Contrast this with “normal weight obese” individuals (a.k.a. “TOFI” – thin outside fat inside). For these people—the ones with multiple markers for metabolic syndrome or cardio-metabolic disease minus being overweight or obese—if their unique adipose storage threshold is low then they will not store the excess triglyceride in their adipose tissue but rather viscerally and ectopically such as in the liver and pancreas. And the adipose-centric model of type 2 diabetes posits that this accumulation of triglyceride in the liver and pancreas is the main driver of dysregulated insulin signaling and consequent elevated blood glucose. (Triglyceride in the adipose tissue is unable to accommodate may also be deposited in skeletal muscle resulting in a kind of “marbling.” When fat ends up in muscle tissue in a cow it makes for a juicy and delicious steak; when it happens in humans it’s bad news.)

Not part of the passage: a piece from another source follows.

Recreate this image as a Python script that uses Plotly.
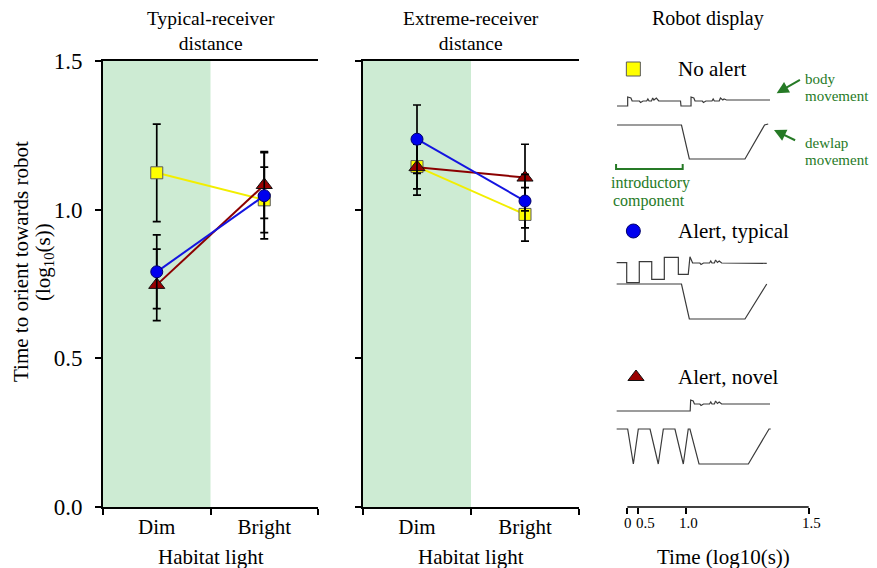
import plotly.graph_objects as go

# ---------------- data ----------------
conditions = ["Dim", "Bright"]
cat_pos = [0.5, 1.5]
cat_ticks = [0, 1, 2]

# Typical-receiver distance
typ_no_alert = [1.124, 1.033]
typ_no_alert_err = [0.164, 0.110]
typ_alert_typical = [0.791, 1.047]
typ_alert_typical_err = [0.124, 0.145]
typ_alert_novel = [0.747, 1.083]
typ_alert_novel_err = [0.120, 0.112]

# Extreme-receiver distance
ext_no_alert = [1.145, 0.984]
ext_no_alert_err = [0.075, 0.090]
ext_alert_typical = [1.237, 1.029]
ext_alert_typical_err = [0.115, 0.090]
ext_alert_novel = [1.143, 1.108]
ext_alert_novel_err = [0.094, 0.112]

y_ticks = [0.0, 0.5, 1.0, 1.5]
y_tick_text = ["0.0", "0.5", "1.0", "1.5"]

# Robot display schematic (time axis units, arbitrary vertical units)
robot_tick_pos = [0, 0.091, 0.483, 1.5]
robot_tick_text = ["0", "0.5", "1.0", "1.5"]
robot_tick_label_pos = [0.004, 0.15, 0.502, 1.527]

body_none_t = [-0.085, 0.003, 0.003, 0.03, 0.04, 0.10, 0.11, 0.13, 0.16, 0.17, 0.18, 0.20, 0.21, 0.22,
               0.24, 0.26, 0.30, 0.44, 0.444, 0.527, 0.527, 0.55, 0.56, 0.62, 0.63, 0.65, 0.70, 0.71,
               0.72, 0.76, 0.77, 0.79, 0.80, 0.82, 1.18]
body_none_y = [401, 401, 410, 409, 406, 406, 404.5, 406, 406, 408, 406, 406, 409, 407,
               409, 406, 406, 406, 401, 401, 410, 409, 406, 406, 404.5, 406, 406, 408,
               406, 406, 409, 407, 408, 407, 407]
dewlap_none_t = [-0.085, 0.448, 0.513, 0.973, 1.135, 1.165]
dewlap_none_y = [382, 382, 348, 348, 382, 383]

body_typ_t = [-0.088, -0.005, -0.005, 0.099, 0.099, 0.202, 0.202, 0.306, 0.306, 0.422, 0.422, 0.504,
              0.518, 0.53, 0.54, 0.60, 0.61, 0.63, 0.68, 0.69, 0.70, 0.72, 0.73, 0.745, 0.76, 0.78, 1.153]
body_typ_y = [244.3, 244.3, 224.3, 224.3, 245.3, 245.3, 227.7, 227.7, 249.7, 249.7, 232.7, 232.7,
              250.3, 246, 244, 244, 242.5, 244, 244, 246, 244, 244, 247, 244.5, 246, 244, 243.7]
dewlap_typ_t = [-0.088, 0.448, 0.513, 0.973, 1.153]
dewlap_typ_y = [223, 223, 188, 188, 223]

body_nov_t = [-0.088, 0.52, 0.524, 0.545, 0.555, 0.60, 0.61, 0.63, 0.68, 0.69, 0.70, 0.72, 0.73,
              0.745, 0.76, 0.78, 1.18]
body_nov_y = [96, 96, 107, 106, 103, 103, 101.5, 103, 103, 105, 103, 103, 106, 103.5, 105, 103, 103]
dewlap_nov_t = [-0.088, 0.003, 0.050, 0.091, 0.188, 0.256, 0.298, 0.394, 0.463, 0.504, 0.518, 0.593,
                1.001, 1.172, 1.186]
dewlap_nov_y = [78, 78, 43, 78, 78, 43, 78, 78, 43, 78, 78, 43, 43, 78, 78]

bracket_t = [-0.093, -0.093, 0.458, 0.458]
bracket_y = [343, 338, 338, 343]

legend_labels = ["No alert", "Alert, typical", "Alert, novel"]
legend_sym_t = [0.05, 0.05, 0.072]
legend_sym_y = [438, 276, 130]
legend_text_t = 0.403

# ---------------- styles ----------------
FONT = "Liberation Serif"
GREEN = "#267a26"
SHADE = "#cdebd3"
styles = {
    "none": dict(symbol="square", size=12, color="#ffff00", line=dict(color="#5a5a5a", width=1), lc="#f2ee00"),
    "typ": dict(symbol="circle", size=12, color="#0000ee", line=dict(color="#00006b", width=1), lc="#1414e0"),
    "nov": dict(symbol="triangle-up", size=14, color="#990000", line=dict(color="#111111", width=1), lc="#8b0000"),
}

# page body has an 8px margin: the figure is laid out in window pixels shifted by it
OFF = 8
W, H = 877 - OFF, 568 - OFF


def px(p):
    return (p - OFF) / W


def py(p):
    return (568 - p) / H


fig = go.Figure()


def add_series(xa, ya, y, err, key):
    s = styles[key]
    fig.add_trace(go.Scatter(
        x=cat_pos, y=y, xaxis=xa, yaxis=ya, mode="lines+markers",
        line=dict(color=s["lc"], width=2),
        marker=dict(symbol=s["symbol"], size=s["size"], color=s["color"], line=s["line"]),
        error_y=dict(type="data", array=err, color="black", thickness=1.7, width=4),
        showlegend=False, hoverinfo="skip"))


add_series("x", "y", typ_no_alert, typ_no_alert_err, "none")
add_series("x", "y", typ_alert_novel, typ_alert_novel_err, "nov")
add_series("x", "y", typ_alert_typical, typ_alert_typical_err, "typ")
add_series("x2", "y2", ext_no_alert, ext_no_alert_err, "none")
add_series("x2", "y2", ext_alert_novel, ext_alert_novel_err, "nov")
add_series("x2", "y2", ext_alert_typical, ext_alert_typical_err, "typ")

# robot waveforms
for tt, yy in [(body_none_t, body_none_y), (dewlap_none_t, dewlap_none_y),
               (body_typ_t, body_typ_y), (dewlap_typ_t, dewlap_typ_y),
               (body_nov_t, body_nov_y), (dewlap_nov_t, dewlap_nov_y)]:
    fig.add_trace(go.Scatter(x=tt, y=yy, xaxis="x3", yaxis="y3", mode="lines",
                             line=dict(color="#3a3a3a", width=1.2), showlegend=False, hoverinfo="skip"))
fig.add_trace(go.Scatter(x=bracket_t, y=bracket_y, xaxis="x3", yaxis="y3", mode="lines",
                         line=dict(color=GREEN, width=2), showlegend=False, hoverinfo="skip"))
for i, key in enumerate(["none", "typ", "nov"]):
    s = styles[key]
    fig.add_trace(go.Scatter(x=[legend_sym_t[i]], y=[legend_sym_y[i]], xaxis="x3", yaxis="y3", mode="markers",
                             marker=dict(symbol=s["symbol"], size=14, color=s["color"],
                                         line=dict(color=s["line"]["color"], width=1)),
                             showlegend=False, hoverinfo="skip"))

# ---------------- layout ----------------
yd = [py(507), py(61)]
x1d = [px(103), px(318)]
x2d = [px(363), px(579)]
x3d = [px(600), 1.0]

xax = dict(range=[0, 2], tickvals=cat_pos, ticktext=conditions, ticks="", showline=True, linecolor="black",
           linewidth=1.6, mirror=True, showgrid=False, zeroline=False, automargin=False,
           tickfont=dict(family=FONT, size=21, color="black"),
           minor=dict(tickvals=cat_ticks, ticks="outside", ticklen=6, tickcolor="black", tickwidth=1.6))
yax = dict(range=[0, 1.5], tickvals=y_ticks, ticktext=y_tick_text, ticks="outside", ticklen=6,
           tickcolor="black", tickwidth=1.6, showline=True, linecolor="black", linewidth=1.6,
           showgrid=False, zeroline=False, automargin=False, ticklabelstandoff=8,
           tickfont=dict(family=FONT, size=23, color="black"))

fig.update_layout(
    width=W, height=H, margin=dict(l=0, r=0, t=0, b=0, autoexpand=False),
    paper_bgcolor="white", plot_bgcolor="rgba(0,0,0,0)",
    font=dict(family=FONT, color="black"),
    xaxis=dict(domain=x1d, anchor="y", **xax),
    yaxis=dict(domain=yd, anchor="x", **yax),
    xaxis2=dict(domain=x2d, anchor="y2", **xax),
    yaxis2=dict(domain=yd, anchor="x2", showticklabels=False, **yax),
    xaxis3=dict(domain=x3d, anchor="y3", range=[-0.2258, 2.0648], tickvals=robot_tick_pos,
                ticks="outside", ticklen=6, tickcolor="black", tickwidth=1.6, showticklabels=False,
                showline=False, showgrid=False, zeroline=False, automargin=False),
    yaxis3=dict(domain=yd, anchor="x3", range=[0, 446], visible=False, automargin=False),
)

shapes = [
    dict(type="rect", xref="x", yref="y domain", x0=0, x1=1, y0=0, y1=1, fillcolor=SHADE,
         line=dict(width=0), layer="below"),
    dict(type="rect", xref="x2", yref="y2 domain", x0=0, x1=1, y0=0, y1=1, fillcolor=SHADE,
         line=dict(width=0), layer="below"),
    dict(type="line", xref="x3", yref="paper", x0=0, x1=1.5, y0=yd[0], y1=yd[0],
         line=dict(color="black", width=1.6)),
]
fig.update_layout(shapes=shapes)

ann = []


def txt(text, x, y, xref="paper", yref="paper", size=21, color="black", xanchor="center", yanchor="middle",
        angle=0):
    ann.append(dict(text=text, x=x, y=y, xref=xref, yref=yref, showarrow=False, xanchor=xanchor,
                    yanchor=yanchor, textangle=angle, font=dict(family=FONT, size=size, color=color)))


txt("Typical-receiver<br>distance", px(210.5), py(31.5), size=19.5)
txt("Extreme-receiver<br>distance", px(471), py(31.5), size=19.5)
txt("Robot display", px(708), py(18), size=20)
txt("Habitat light", px(210.5), py(557))
txt("Habitat light", px(471), py(557))
txt("Time (log10(s))", px(723), py(557))
txt("Time to orient towards robot", px(21), py(262), angle=-90)
txt("(log<sub>10</sub>(s))", px(44), py(262), angle=-90)

for lab, pos in zip(robot_tick_text, robot_tick_label_pos):
    txt(lab, pos, py(523), xref="x3", size=15)

for lab, yy in zip(legend_labels, legend_sym_y):
    txt(lab, legend_text_t, yy, xref="x3", yref="y3", xanchor="left")

GX = 1.455
txt("body", GX, 507 - 79, xref="x3", yref="y3", size=15, color=GREEN, xanchor="left")
txt("movement", GX, 507 - 96, xref="x3", yref="y3", size=15, color=GREEN, xanchor="left")
txt("dewlap", GX, 507 - 143, xref="x3", yref="y3", size=15, color=GREEN, xanchor="left")
txt("movement", GX, 507 - 160, xref="x3", yref="y3", size=15, color=GREEN, xanchor="left")
txt("introductory", 0.188, 507 - 183, xref="x3", yref="y3", size=16, color=GREEN)
txt("component", 0.180, 507 - 201, xref="x3", yref="y3", size=16, color=GREEN)

for tip, tail in [((1.235, 507 - 93.3), (1.44, 507 - 79)), ((1.213, 507 - 130), (1.40, 507 - 141))]:
    ann.append(dict(x=tip[0], y=tip[1], ax=tail[0], ay=tail[1], xref="x3", yref="y3", axref="x3", ayref="y3",
                    showarrow=True, arrowhead=2, arrowsize=1.2, arrowwidth=2, arrowcolor=GREEN, text=""))

fig.update_layout(annotations=ann)
fig.write_html("out.html")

This explains why an otherwise lean individual can present with non-alcoholic fatty liver disease. From the standpoint of the 21st Century western world where we are obsessed with image and physique these folks are “lucky” because they remain slender. But the outside appearance hides the insidious effects happening on the inside.

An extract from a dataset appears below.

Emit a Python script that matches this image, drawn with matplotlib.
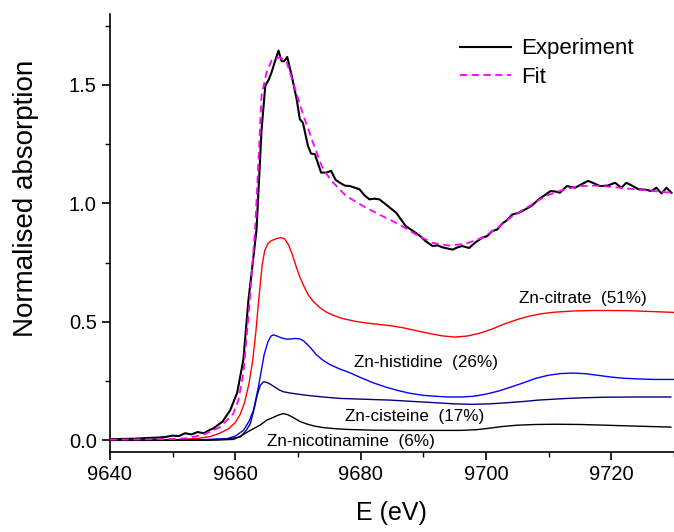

Returning to the individuals who do become overweight or obese their adipose tissue is more accommodating and as such it may serve as a “buffer” for energy flux and a storage tank for excess energy regardless of whether that energy originated as carbohydrate fat or protein. As long as they can keep storing this energy in what we can say is its “proper place” then the excess does not need to be deposited elsewhere as a last resort. This may be what offers heavier individuals the modest degree of protection observed in the aforementioned obesity paradox. Based solely on body size these folks appear to be unhealthy but on the inside they have better cardio-metabolic risk profiles than individuals who have a lower body weight but whose adipose tissue has reached its storage limit and therefore excess triglyceride must instead be stored viscerally where it will affect the function of organs involved in blood sugar regulation. Indeed researchers have noted “limited storage capacity of peripheral adipose tissue is an important etiological component in insulin-resistant cardiometabolic disease” and the link between insulin resistance phenotypes and “higher cardiometabolic risk is underpinned by an association with lower adipose mass in peripheral compartments.”
Another mystery this model explains is how individuals with lipodystrophy or lipoatrophy—conditions of adipose tissue deficiency—often exhibit the same markers we would expect in obese type 2 diabetics including manifesting type 2 diabetes itself. “Any plausible explanation for the link between excess adipose tissue and insulin resistance needs to be able to account for this observation.” If adipose tissue serves as the buffer for energy flux then individuals with insufficient adipose would suffer the same effects as those with a “normal” or an excessive amount of adipose but the storage capacity of which has been exceeded causing glucose to linger in the blood and triglycerides to be deposited ectopically.
These are fascinating insights but they haven’t as of yet garnered the attention they deserve.